A scorrere i poteri di cui sono dotati gli agenti dei Volturi, poi, sembra di avere a che fare coi servizi segreti. Localizzano, disinformano, seducono, inibiscono, distruggono.
Insomma, i Volturi sono una sorta di super clan mafioso-segreto. Vi ricorda qualcosa, nel Paese dei segreti – e delle stragi – di Stato?

Sarà anche un canone stantio da oppositori paranoici e da scrittori gialli senza fantasia quello dell’Italia paese dei misteri e dei complotti. Prendete “Confine di Stato”, che ne è la più recente e migliore summa letterario-storica, o “Gomorra”, che è invece uno stringente reportage a cui è stata data forma letteraria. Ma sta di fatto che quel canone, del paese vecchio e losco, si accompagna all’immagine bonaria che noi stessi amiamo contrabbandare e a cui spesso gli stranieri vogliono credere.

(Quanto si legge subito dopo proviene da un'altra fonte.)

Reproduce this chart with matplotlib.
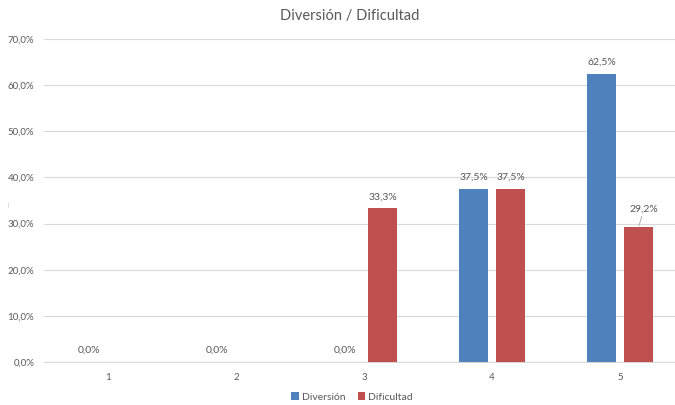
import matplotlib
matplotlib.use("Agg")
import matplotlib.pyplot as plt
from matplotlib.ticker import FuncFormatter

categories = ["1", "2", "3", "4", "5"]
diversion = [0.0, 0.0, 0.0, 37.5, 62.5]
dificultad = [None, None, 33.3, 37.5, 29.2]
series_names = ["Diversión", "Dificultad"]
y_ticks = [0, 10, 20, 30, 40, 50, 60, 70]

BLUE = "#4F81BD"
RED = "#C0504D"
TEXT = "#595959"
GRID = "#D9D9D9"

plt.rcParams["font.family"] = ["Lato", "DejaVu Sans"]

W, H = 675, 405
fig = plt.figure(figsize=(W / 100, H / 100), dpi=100)
left_px, right_px, top_px, bottom_px = 44, 675, 39, 362
ax = fig.add_axes([left_px / W, (H - bottom_px) / H,
                   (right_px - left_px) / W, (bottom_px - top_px) / H])

cat_px = 128.0
x = list(range(1, len(categories) + 1))
bw = 29 / cat_px
off = (29 / 2 + 4) / cat_px

def fmt(v):
    return f"{v:.1f}".replace(".", ",") + "%"

xb = [xi - off for xi in x]
xr = [xi + off for xi in x]
ax.bar(xb, diversion, width=bw, color=BLUE, label=series_names[0], zorder=3)
red_x = [xi for xi, v in zip(xr, dificultad) if v is not None]
red_v = [v for v in dificultad if v is not None]
ax.bar(red_x, red_v, width=bw, color=RED, label=series_names[1], zorder=3)

LBL = 7.5
for xi, v in zip(xb, diversion):
    ax.annotate(fmt(v), (xi, v), xytext=(0, 5), textcoords="offset points",
                ha="center", va="bottom", fontsize=LBL, color=TEXT)
for xi, v in zip(red_x, red_v):
    if xi > 5:
        ax.annotate(fmt(v), (xi, v), xytext=(4, 10), textcoords="offset points",
                    ha="center", va="bottom", fontsize=LBL, color=TEXT,
                    arrowprops=dict(arrowstyle="-", color="#A6A6A6", lw=0.6,
                                    shrinkA=0, shrinkB=1))
    else:
        ax.annotate(fmt(v), (xi, v), xytext=(0, 5), textcoords="offset points",
                    ha="center", va="bottom", fontsize=LBL, color=TEXT)

ax.set_xlim(0.5, 0.5 + (right_px - left_px) / cat_px)
ax.set_ylim(0, 70)
ax.set_yticks(y_ticks)
ax.yaxis.set_major_formatter(FuncFormatter(lambda v, p: fmt(v)))
ax.set_xticks(x)
ax.set_xticklabels(categories)
ax.tick_params(axis="both", length=0, labelsize=7, colors=TEXT)
ax.tick_params(axis="x", pad=8)
ax.tick_params(axis="y", pad=7)
ax.grid(axis="y", color=GRID, lw=0.8, zorder=0)
for s in ["top", "right", "left"]:
    ax.spines[s].set_visible(False)
ax.spines["bottom"].set_color(GRID)
ax.spines["bottom"].set_linewidth(0.8)

fig.text(350 / W, 1 - 16 / H, "Diversión / Dificultad", ha="center", va="center",
         fontsize=10.5, color=TEXT)
fig.text(8 / W, 1 - 205 / H, "|", ha="center", va="center", fontsize=4, color="#A6A6A6")

leg = fig.legend(loc="center", bbox_to_anchor=(352 / W, 1 - 397 / H), ncol=2,
                 frameon=False, fontsize=7.5, handlelength=0.7, handleheight=0.7,
                 handletextpad=0.3, columnspacing=1.2, labelcolor=TEXT)

fig.savefig("out.png", dpi=100, facecolor="white")
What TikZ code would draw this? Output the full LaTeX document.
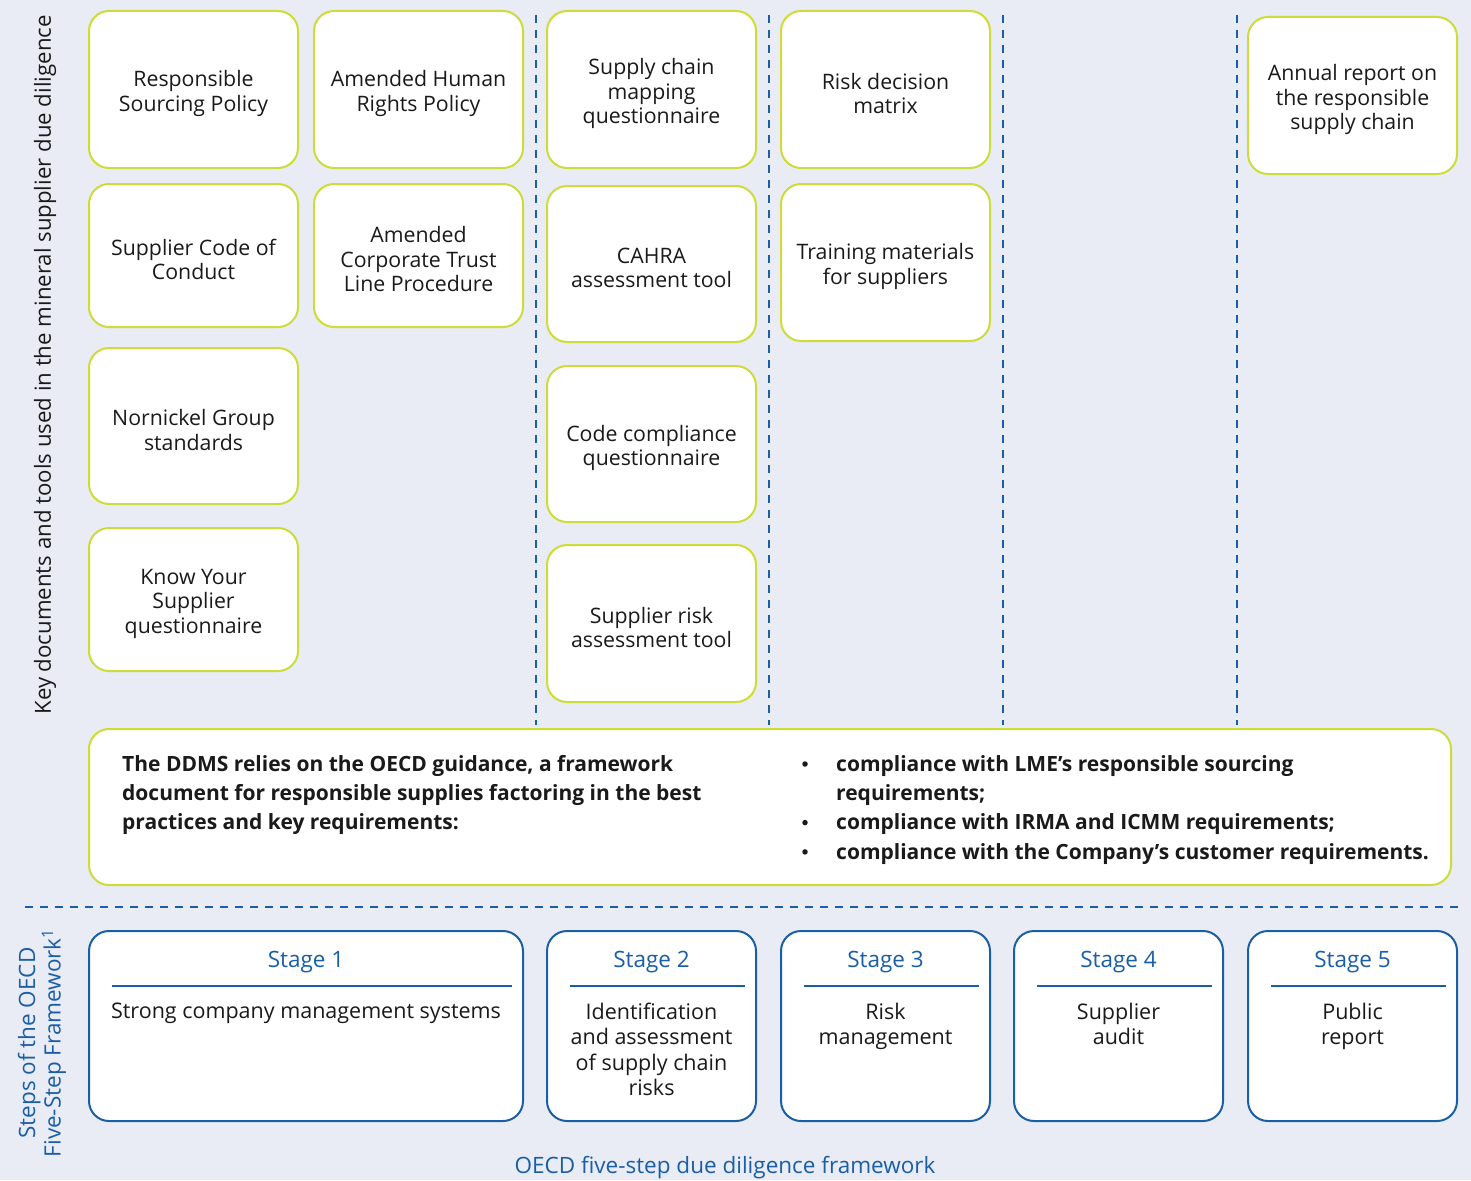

E’ come per la vicenda del senatore Andreotti, che nella pubblicistica straniera si vede spesso dipinto come una irresistibile vecchia canaglia.

Certo, possiamo pure prendercela con l’autrice, ragazzotta americana che – allo stesso modo dei suoi conterranei che ci piace ritrarre come grossolani e un po’ incolti – ha un’immagine distorta dell’Europa e dell’Italia, con la sua storia millenaria che tutti i regimi e i governi vantano.
In fondo gli Stati Uniti sono giovani, e ce lo ha ricordato Barack Obama nel giorno dell’Inauguration, non senza un’autocritica: “Rimaniamo una nazione giovane, ma, nelle parole della Scrittura, è tempo di mettere da parte le cose infantili”.
In fondo l’America “non è un paese per vecchi”, ci ha ammonito Cormac McCarthy.
Ma possiamo anche vederla al rovescio: in fondo, l’Italia è il paese che vanta probabilmente il maggior numero di aziende più antiche del mondo (lo dice appunto la classifica stilata da una rivista americana, Family Business). E siamo anche il paese che ospita la Santa Sede, coi suoi 2000 anni di storia. Insomma, siamo vecchie volpi.

Ps: I Volturi, nella serie di Twilight, saranno sconfitti, ma non distrutti, dai giovani vampiri. Ma non vuole dire niente: probabilmente Stephenie Meyer non ha mai sentito parlare del romanzo “Il Gattopardo” e di quella frase miliare, Cambiare tutto perché nulla cambi.